# Lifestyles & Discussion > Freedom Living >  best place to homestead?

## Kelly.

i was wondering if anyone could give some input on where they would recommend as the best place to homestead. it does not have to be in the US.

i am mainly worried about private property rights and being able to live on my own property without paying taxes (or as little as possible)
looking to be able to provide for my family on the land owned without having to pay taxes (or as little as possible)


i know there are a lot of liberty lovers on this site, and hopefully i can gather some good info here because as the saying goes:
where liberty dwells, there is my country.

yes, i realize this is a broad question, but i am specifically asking in the freedom living forum for a reason (as opposed to on a homesteading forum)
thanks in advance.

----------


## bobbyw24

Start here for a list of states and taxes in each of them

http://retirementliving.com/RLtaxes.html

And see if the home is exempt from foreclosure by judgment creditors (has a Homestead Exemption)

http://www.legalconsumer.com/bankruptcy/laws/

----------


## Kelly.

also looking for places where homesteaders and self reliance are welcomed (if there is such a place)

----------


## Liberty4life

New Hampshire?  their state credo is "Live free or die"

----------


## amy31416

NH has really high property taxes, though they do have a lot of other things going for them.

When I was looking into doing this, I narrowed it down to Idaho, Wyoming and Montana, if you can take the cold. Many people swear by Texas if you can't.

----------


## Bruehound

I moved from Illinois to Louisiana and my property taxes went from $6000/yr for a 1200 sq ft ranch to under $500/ yr here. Louisiana has the best renewable energy tax credits totalling 80%. If you put up $40,000 in solar, you get $32,000 back in tax credits so in our situation we are paying a net cost of $8000 for a 25 year(typical system design life) supply of energy. Seems like good protection against inflation to me. Our next phase is to implement hydroponic/aquaponic food production.

----------


## Krugerrand

> I moved from Illinois to Louisiana and my property taxes went from $6000/yr for a 1200 sq ft ranch to under $500/ yr here. Louisiana has the best renewable energy tax credits totalling 80%. If you put up $40,000 in solar, you get $32,000 back in tax credits so in our situation we are paying a net cost of $8000 for a 25 year(typical system design life) supply of energy. Seems like good protection against inflation to me. Our next phase is to implement hydroponic/aquaponic food production.
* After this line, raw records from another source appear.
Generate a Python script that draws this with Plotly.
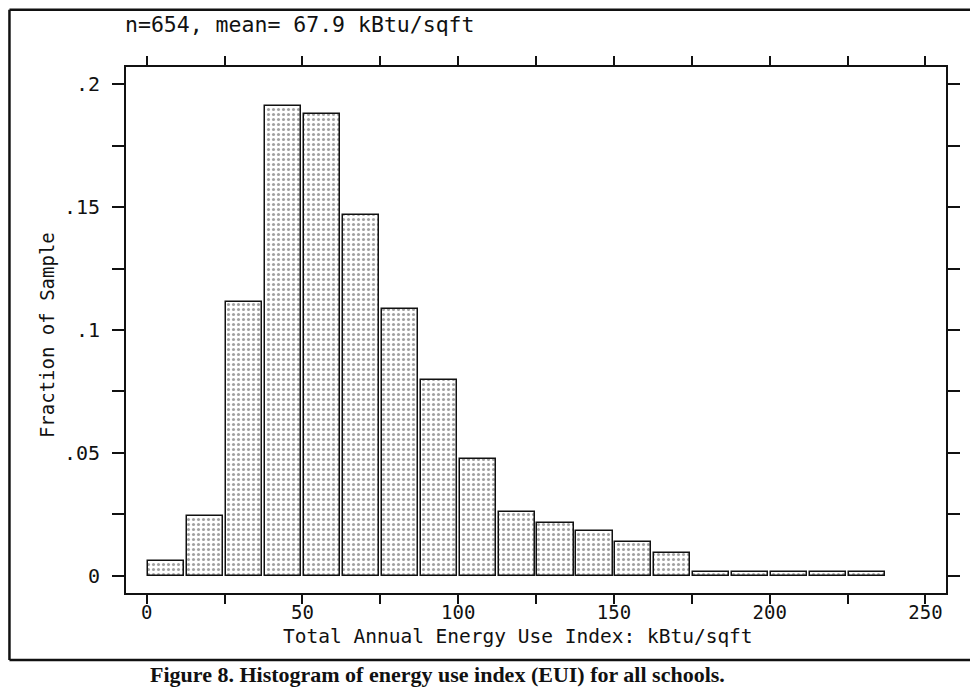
import plotly.graph_objects as go

# ---- data ----
bin_centers = [6.25, 18.75, 31.25, 43.75, 56.25, 68.75, 81.25, 93.75, 106.25,
               118.75, 131.25, 143.75, 156.25, 168.75, 181.25, 193.75, 206.25,
               218.75, 231.25]
fractions = [0.0061, 0.0245, 0.1116, 0.1911, 0.1881, 0.1468, 0.1086, 0.0795,
             0.0474, 0.0260, 0.0214, 0.0183, 0.0138, 0.0092, 0.0015, 0.0015,
             0.0015, 0.0015, 0.0015]
x_tick_vals = [0, 25, 50, 75, 100, 125, 150, 175, 200, 225, 250]
x_tick_text = ["0", "", "50", "", "100", "", "150", "", "200", "", "250"]
y_tick_vals = [0, 0.025, 0.05, 0.075, 0.1, 0.125, 0.15, 0.175, 0.2]
y_tick_text = ["0", "", ".05", "", ".1", "", ".15", "", ".2"]

FONT = "DejaVu Sans Mono"

fig = go.Figure()
fig.add_trace(go.Bar(
    x=bin_centers, y=fractions, width=11.6,
    marker=dict(color="white",
                line=dict(color="#111", width=1.5),
                pattern=dict(shape=".", fgcolor="#444", bgcolor="white",
                             size=5, solidity=0.3)),
    showlegend=False, hoverinfo="x+y"))

# the page body has an 8px margin: work in reference pixels, shift by OFF
OFF = 8
W, H = 978 - OFF, 694 - OFF
L, R, T, B = 126 - OFF, 945.7 - OFF, 66.7 - OFF, 593 - OFF
pw, ph = R - L, B - T


def px(xp):
    return (xp - OFF - L) / pw


def py(yp):
    return (B - (yp - OFF)) / ph


fig.update_layout(
    width=W, height=H,
    margin=dict(l=L, r=W - R, t=T, b=H - B),
    paper_bgcolor="white", plot_bgcolor="white",
    font=dict(family=FONT, size=19, color="#111"),
    bargap=0,
    xaxis=dict(range=[-6.65, 256.6], tickmode="array", tickvals=x_tick_vals,
               ticktext=x_tick_text, ticks="outside", ticklen=9, tickwidth=2,
               tickcolor="#111", showline=True, linewidth=2, linecolor="#111",
               mirror="ticks", showgrid=False, zeroline=False,
               ticklabelstandoff=-8,
               tickfont=dict(family=FONT, size=19)),
    yaxis=dict(range=[-0.00704, 0.2071], tickmode="array", tickvals=y_tick_vals,
               ticktext=y_tick_text, ticks="outside", ticklen=12, tickwidth=2,
               tickcolor="#111", showline=True, linewidth=2, linecolor="#111",
               mirror="ticks", showgrid=False, zeroline=False,
               ticklabelstandoff=8,
               tickfont=dict(family=FONT, size=20)),
)

annotations = [
    dict(text="n=654, mean= 67.9 kBtu/sqft", xref="paper", yref="paper",
         x=px(123), y=py(24), xanchor="left", yanchor="middle",
         showarrow=False, font=dict(family=FONT, size=21.5, color="#111")),
    dict(text="Fraction of Sample", xref="paper", yref="paper",
         x=px(47), y=py(335), xanchor="center", yanchor="middle", textangle=-90,
         showarrow=False, font=dict(family=FONT, size=19, color="#111")),
    dict(text="Total Annual Energy Use Index: kBtu/sqft", xref="paper",
         yref="paper", x=px(518), y=py(637), xanchor="center", yanchor="middle",
         showarrow=False, font=dict(family=FONT, size=19.5, color="#111")),
    dict(text="<b>Figure 8. Histogram of energy use index (EUI) for all schools.</b>",
         xref="paper", yref="paper", x=px(437), y=py(675), xanchor="center",
         yanchor="middle", showarrow=False,
         font=dict(family="Liberation Serif", size=22, color="#111")),
]
fig.update_layout(annotations=annotations)

line_style = dict(color="#111", width=2.5)
shapes = [
    dict(type="line", xref="paper", yref="paper", x0=px(9.5), x1=px(977),
         y0=py(9.5), y1=py(9.5), line=line_style),
    dict(type="line", xref="paper", yref="paper", x0=px(9.5), x1=px(9.5),
         y0=py(9.5), y1=py(660), line=line_style),
    dict(type="line", xref="paper", yref="paper", x0=px(9.5), x1=px(977),
         y0=py(660), y1=py(660), line=line_style),
]
fig.update_layout(shapes=shapes)

fig.write_html("out.html")
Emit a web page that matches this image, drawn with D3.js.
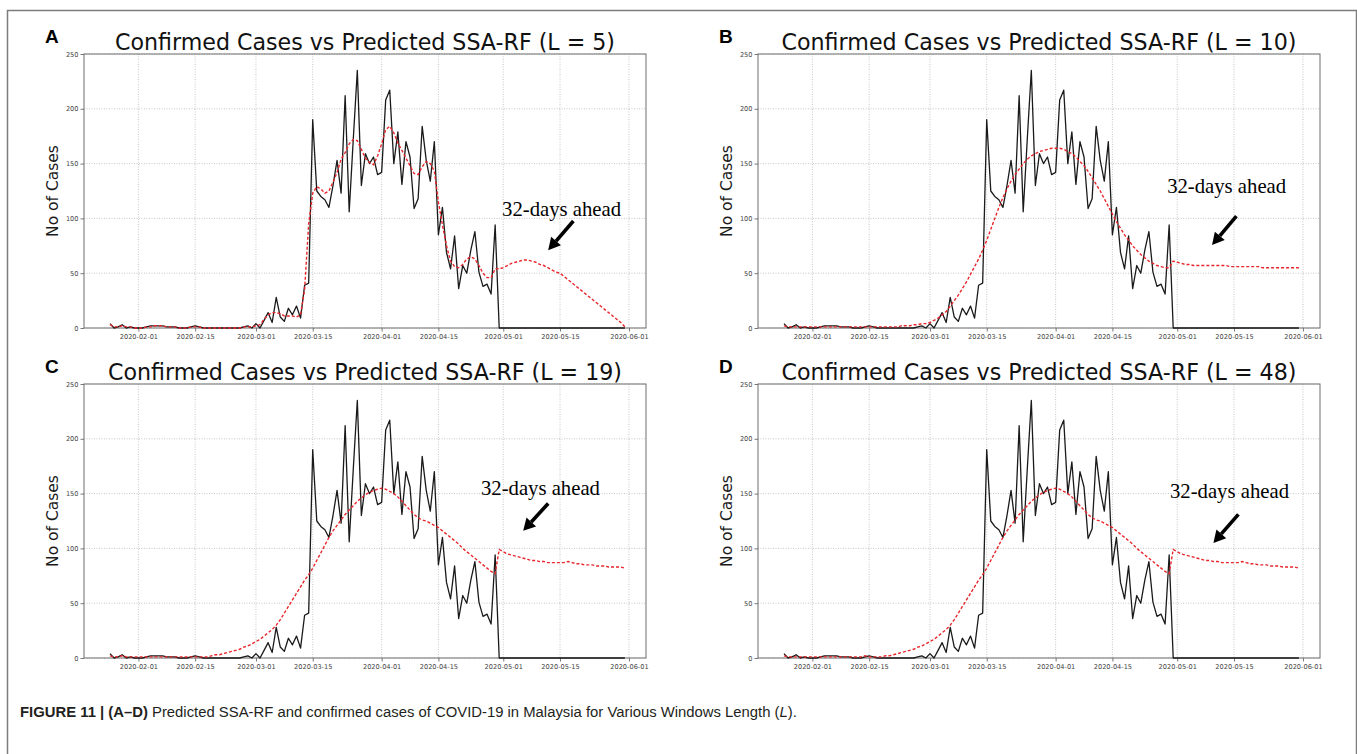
<!DOCTYPE html>
<html>
<head>
<meta charset="utf-8">
<script src="https://cdn.jsdelivr.net/npm/d3@7"></script>
<style>
  body { margin: 0; background: #fff; }
  svg { display: block; }
</style>
</head>
<body>
<svg id="fig" width="1357" height="754"></svg>
<script>
/** Daily series, one value per day starting 2020-01-25 (128 days, to 2020-05-31) */
const firstDay = "2020-01-25";

const xTickLabels = ["2020-02-01", "2020-02-15", "2020-03-01", "2020-03-15", "2020-04-01",
                     "2020-04-15", "2020-05-01", "2020-05-15", "2020-06-01"];
const yTickValues = [0, 50, 100, 150, 200, 250];

/** confirmed daily cases (zeros for the 32 forecast days) */
const confirmed = [
  4, 0, 1, 3, 0, 1, 0,
  0, 0, 1, 2, 2, 2, 2, 1, 1, 1, 0, 0, 0, 1, 2, 1, 0, 0, 0, 0, 0, 0, 0, 0, 0, 0, 1, 2, 0,
  4, 0, 7, 14, 5, 28, 10, 6, 18, 12, 20, 9, 39, 41, 190, 125, 120, 117, 110, 130, 153, 123, 212, 106, 172, 235, 130, 159, 150, 156, 140,
  142, 208, 217, 150, 179, 131, 170, 156, 109, 118, 184, 153, 134, 170, 85, 110, 69, 54, 84, 36, 57, 50, 71, 88, 51, 38, 40, 31, 94, 0,
  0, 0, 0, 0, 0, 0, 0, 0, 0, 0, 0, 0, 0, 0, 0, 0, 0, 0, 0, 0, 0, 0, 0, 0, 0, 0, 0, 0, 0, 0, 0
];

/** SSA-RF predictions for each window length */
const predL5 = [
  3, 1, 1, 2, 1, 1, 0,
  0, 0, 1, 1, 2, 2, 2, 1, 1, 1, 0, 0, 0, 1, 1, 1, 0, 0, 0, 0, 0, 0, 0, 0, 0, 0, 1, 1, 1,
  2, 3, 8, 12, 14, 14, 13, 11, 11, 11, 10, 12, 35, 95, 123, 129, 127, 123, 125, 133, 142, 154, 160, 168, 172, 171, 163, 155, 151, 149, 157,
  168, 181, 184, 178, 169, 162, 155, 148, 141, 140, 147, 152, 150, 143, 115, 94, 75, 61, 56, 55, 58, 63, 65, 63, 57, 50, 46, 46, 54, 54,
  55, 57, 59, 60, 61, 62, 62, 61, 60, 58, 57, 55, 53, 51, 50, 47, 44, 41, 38, 35, 32, 29, 26, 23, 20, 17, 14, 11, 8, 5, 1
];
const predL10 = [
  2, 1, 1, 1, 1, 1, 1,
  1, 1, 1, 1, 1, 1, 1, 1, 1, 1, 1, 1, 1, 1, 1, 1, 1, 1, 1, 1, 1, 1, 2, 2, 2, 3, 3, 4, 4,
  5, 7, 9, 12, 15, 20, 25, 30, 36, 42, 49, 56, 63, 71, 80, 90, 100, 110, 119, 127, 134, 140, 145, 150, 154, 157, 159, 161, 162, 163, 164,
  164, 164, 163, 161, 159, 156, 152, 148, 143, 137, 131, 125, 118, 111, 104, 97, 91, 85, 80, 75, 71, 67, 64, 61, 59, 57, 56, 55, 55, 61,
  60, 59, 58, 58, 57, 57, 57, 57, 57, 57, 57, 57, 57, 56, 56, 56, 56, 56, 56, 56, 56, 55, 55, 55, 55, 55, 55, 55, 55, 55, 55
];
const predL19 = [
  2, 1, 1, 2, 1, 1, 1,
  1, 1, 1, 1, 1, 1, 1, 1, 1, 1, 1, 1, 1, 1, 1, 1, 1, 1, 2, 3, 3, 4, 5, 6, 7, 8, 10, 11, 13,
  15, 17, 20, 23, 26, 30, 35, 41, 47, 53, 59, 65, 71, 76, 82, 89, 96, 103, 110, 116, 121, 126, 131, 135, 139, 143, 146, 149, 151, 153, 154,
  155, 154, 152, 150, 147, 143, 139, 135, 131, 128, 126, 125, 123, 121, 119, 116, 113, 110, 107, 104, 100, 97, 94, 91, 88, 85, 82, 79, 77, 99,
  97, 95, 94, 93, 92, 91, 90, 89, 89, 88, 88, 87, 87, 87, 87, 87, 88, 87, 86, 86, 85, 85, 85, 84, 84, 84, 83, 83, 83, 83, 82
];
const predL48 = [
  2, 1, 1, 1, 1, 1, 1,
  1, 1, 1, 1, 1, 1, 1, 1, 1, 1, 1, 1, 1, 2, 1, 1, 1, 1, 2, 2, 3, 4, 5, 6, 7, 8, 10, 11, 13,
  15, 17, 20, 23, 26, 30, 35, 41, 47, 53, 59, 65, 71, 76, 82, 89, 96, 103, 110, 116, 121, 126, 131, 135, 139, 143, 146, 149, 151, 153, 154,
  155, 154, 152, 150, 147, 143, 139, 135, 131, 128, 126, 125, 123, 121, 119, 116, 113, 110, 107, 104, 100, 97, 94, 91, 88, 85, 82, 79, 77, 99,
  97, 95, 94, 93, 92, 91, 90, 89, 89, 88, 88, 87, 87, 87, 87, 87, 88, 87, 86, 86, 85, 85, 85, 84, 84, 84, 83, 83, 83, 83, 82
];

const panelLetters = ["A", "B", "C", "D"];
const windowLengths = [5, 10, 19, 48];
const predictions = [predL5, predL10, predL19, predL48];

/** annotation anchors in data space: [date, value] */
const noteText = [["2020-04-30T17:00", 102], ["2020-04-28T12:00", 123], ["2020-04-25T12:00", 149], ["2020-04-29T05:00", 146]];
const arrowTail = [["2020-05-18T07:00", 97.6], ["2020-05-15T14:00", 102], ["2020-05-12T02:00", 141], ["2020-05-16T02:00", 131]];
const arrowHead = [["2020-05-12T02:00", 71], ["2020-05-09T14:00", 75.7], ["2020-05-05T22:00", 116], ["2020-05-09T22:00", 105]];

/** layout */
const panelPos = [{x: 84, y: 54}, {x: 758, y: 54}, {x: 84, y: 384}, {x: 758, y: 384}];
const pw = 562, ph = 274;
const titleWidths = [500, 515, 514, 515];

const parseDay = d3.utcParse("%Y-%m-%d");
const parseTime = d3.utcParse("%Y-%m-%dT%H:%M");
const days = d3.utcDay.range(parseDay(firstDay), d3.utcDay.offset(parseDay(firstDay), confirmed.length));

let svg = d3.select('#fig');

/** outer frame */
svg.append('rect')
   .attr('x', 7.5).attr('y', 10.5)
   .attr('width', 1349).attr('height', 760)
   .attr('fill', 'none')
   .attr('stroke', '#7d7d7d')
   .attr('stroke-width', 1.5);

panelPos.forEach(function (p, i) {

    let g = svg.append('g').attr('transform', `translate(${p.x}, ${p.y})`);

    let x = d3.scaleUtc()
              .domain([parseTime("2020-01-18T14:00"), parseTime("2020-06-05T05:00")])
              .range([0, pw]);
    let y = d3.scaleLinear().domain([0, 250]).range([ph, 0]);

    /** grid */
    g.append('g').selectAll('line')
        .data(xTickLabels)
        .enter().append('line')
        .attr('x1', d => x(parseDay(d))).attr('x2', d => x(parseDay(d)))
        .attr('y1', 0).attr('y2', ph)
        .attr('stroke', '#b9b9b9').attr('stroke-width', 0.8)
        .attr('stroke-dasharray', '1,1.5');
    g.append('g').selectAll('line')
        .data(yTickValues)
        .enter().append('line')
        .attr('x1', 0).attr('x2', pw)
        .attr('y1', d => y(d)).attr('y2', d => y(d))
        .attr('stroke', '#b9b9b9').attr('stroke-width', 0.8)
        .attr('stroke-dasharray', '1,1.5');

    /** axes */
    let xAxis = g.append('g')
        .attr('transform', `translate(0, ${ph})`)
        .call(d3.axisBottom(x)
                .tickValues(xTickLabels.map(parseDay))
                .tickSize(3.5)
                .tickFormat(d3.utcFormat("%Y-%m-%d")));
    let yAxis = g.append('g')
        .call(d3.axisLeft(y).tickValues(yTickValues).tickSize(3.5));
    [xAxis, yAxis].forEach(function (a) {
        a.select('.domain').remove();
        a.selectAll('line').attr('stroke', '#555').attr('stroke-width', 0.8);
        a.selectAll('text')
         .style('font-family', 'DejaVu Sans')
         .style('font-size', '6.6px')
         .attr('fill', '#444');
    });
    xAxis.selectAll('text').attr('dy', '1.0em').attr('y', 4);
    yAxis.selectAll('text').attr('x', -5.5);

    /** frame of the axes */
    g.append('rect')
     .attr('width', pw).attr('height', ph)
     .attr('fill', 'none')
     .attr('stroke', '#6e6e6e').attr('stroke-width', 1);

    /** series */
    let line = d3.line()
                 .x((d, j) => x(days[j]))
                 .y(d => y(d));
    g.append('path')
     .datum(confirmed)
     .attr('d', line)
     .attr('fill', 'none')
     .attr('stroke', '#1a1a1a')
     .attr('stroke-width', 1.3)
     .attr('stroke-linejoin', 'round');
    g.append('path')
     .datum(predictions[i])
     .attr('d', line)
     .attr('fill', 'none')
     .attr('stroke', '#e8262b')
     .attr('stroke-width', 1.4)
     .attr('stroke-dasharray', '3,2');

    /** title and labels */
    g.append('text')
     .attr('x', pw / 2).attr('y', -4)
     .attr('text-anchor', 'middle')
     .attr('textLength', titleWidths[i])
     .attr('lengthAdjust', 'spacingAndGlyphs')
     .style('font-family', 'DejaVu Sans')
     .style('font-size', '23px')
     .attr('fill', '#111')
     .text(`Confirmed Cases vs Predicted SSA-RF (L = ${windowLengths[i]})`);

    g.append('text')
     .attr('transform', `translate(-26, ${ph / 2}) rotate(-90)`)
     .attr('text-anchor', 'middle')
     .style('font-family', 'DejaVu Sans')
     .style('font-size', '15.5px')
     .attr('fill', '#1a1a1a')
     .text('No of Cases');

    g.append('text')
     .attr('x', -39).attr('y', -11)
     .style('font-family', 'Liberation Sans')
     .style('font-weight', 'bold')
     .style('font-size', '19px')
     .attr('fill', '#000')
     .text(panelLetters[i]);

    /** annotation */
    g.append('text')
     .attr('x', x(parseTime(noteText[i][0])))
     .attr('y', y(noteText[i][1]))
     .attr('textLength', 119)
     .attr('lengthAdjust', 'spacingAndGlyphs')
     .style('font-family', 'Liberation Serif')
     .style('font-size', '21px')
     .attr('fill', '#000')
     .text('32-days ahead');

    let tx = x(parseTime(arrowTail[i][0])), ty = y(arrowTail[i][1]);
    let hx = x(parseTime(arrowHead[i][0])), hy = y(arrowHead[i][1]);
    let ang = Math.atan2(hy - ty, hx - tx);
    let headLen = 12, headHalf = 6.5;
    let bx = hx - headLen * Math.cos(ang), by = hy - headLen * Math.sin(ang);
    g.append('line')
     .attr('x1', tx).attr('y1', ty)
     .attr('x2', bx).attr('y2', by)
     .attr('stroke', '#000').attr('stroke-width', 3.6);
    g.append('polygon')
     .attr('points', [
        [hx, hy],
        [bx + headHalf * Math.sin(ang), by - headHalf * Math.cos(ang)],
        [bx - headHalf * Math.sin(ang), by + headHalf * Math.cos(ang)]
     ].map(pt => pt.join(',')).join(' '))
     .attr('fill', '#000');
});

/** caption: font size fitted so the line spans the same width as the reference */
let cap = svg.append('text')
    .attr('x', 20).attr('y', 717)
    .style('font-family', 'Liberation Sans')
    .style('font-size', '15px')
    .attr('fill', '#231f20');
cap.append('tspan').style('font-weight', 'bold').text('FIGURE 11 | (A–D)');
cap.append('tspan').text(' Predicted SSA-RF and confirmed cases of COVID-19 in Malaysia for Various Windows Length (');
cap.append('tspan').style('font-style', 'italic').text('L');
cap.append('tspan').text(').');
let capLen = cap.node().getComputedTextLength();
cap.style('font-size', (15 * 777 / capLen).toFixed(2) + 'px');
</script>
</body>
</html>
I'd be very curious to hear of your aquaponic experiences when they happen:
http://www.ronpaulforums.com/showthr...5-Raising-Fish

----------


## Kelly.

are there any countries out there that you dont have to rent your property from the government? (property taxes)

----------


## driller80545

Check out Panama. Maybe I will see you there/

----------


## Napoleon's Shadow

According to this guy, the South East: http://www.facebook.com/southeastlibertyproject

----------


## Elwar

Here:

http://www.seasteading.org

----------


## osan

> i was wondering if anyone could give some input on where they would recommend as the best place to homestead. i


Mars.  Earth is played.

----------


## pcosmar

> Mars.  Earth is played.


Mars is too cold, 
Venus, as it moves farther from the sun it will become more temperate. (a bit warm atm though)

----------


## Kelly.

> Check out Panama. Maybe I will see you there/


care to give any reasons way

----------


## youngbuck

When I get to the point in my life where I'll be able to homestead, or even roughly attempt it, FWIW I'm pretty sure it'll be in northern Arizona.

----------


## kahless

> According to this guy, the South East: http://www.facebook.com/southeastlibertyproject


They have 2000 members but I have no idea what they are about.  Facebook is so lame.

----------


## kahless

> i was wondering if anyone could give some input on where they would recommend as the best place to homestead. it does not have to be in the US.
> 
> i am mainly worried about private property rights and being able to live on my own property without paying taxes (or as little as possible)
> looking to be able to provide for my family on the land owned without having to pay taxes (or as little as possible)
> 
> 
> i know there are a lot of liberty lovers on this site, and hopefully i can gather some good info here because as the saying goes:
> where liberty dwells, there is my country.
> 
> ...


Check out 

The American Redoubt States
http://www.survivalblog.com/redoubt.html

Homestead - Retreat Areas
http://www.survivalblog.com/retreatareas.html

----------


## Kelly.

bump-

still looking for suggestions.
the cheaper the land the better. looking for 50+ acres with some sort of water on it.

----------


## TonySutton

> bump-
> 
> still looking for suggestions.
> the cheaper the land the better. looking for 50+ acres with some sort of water on it.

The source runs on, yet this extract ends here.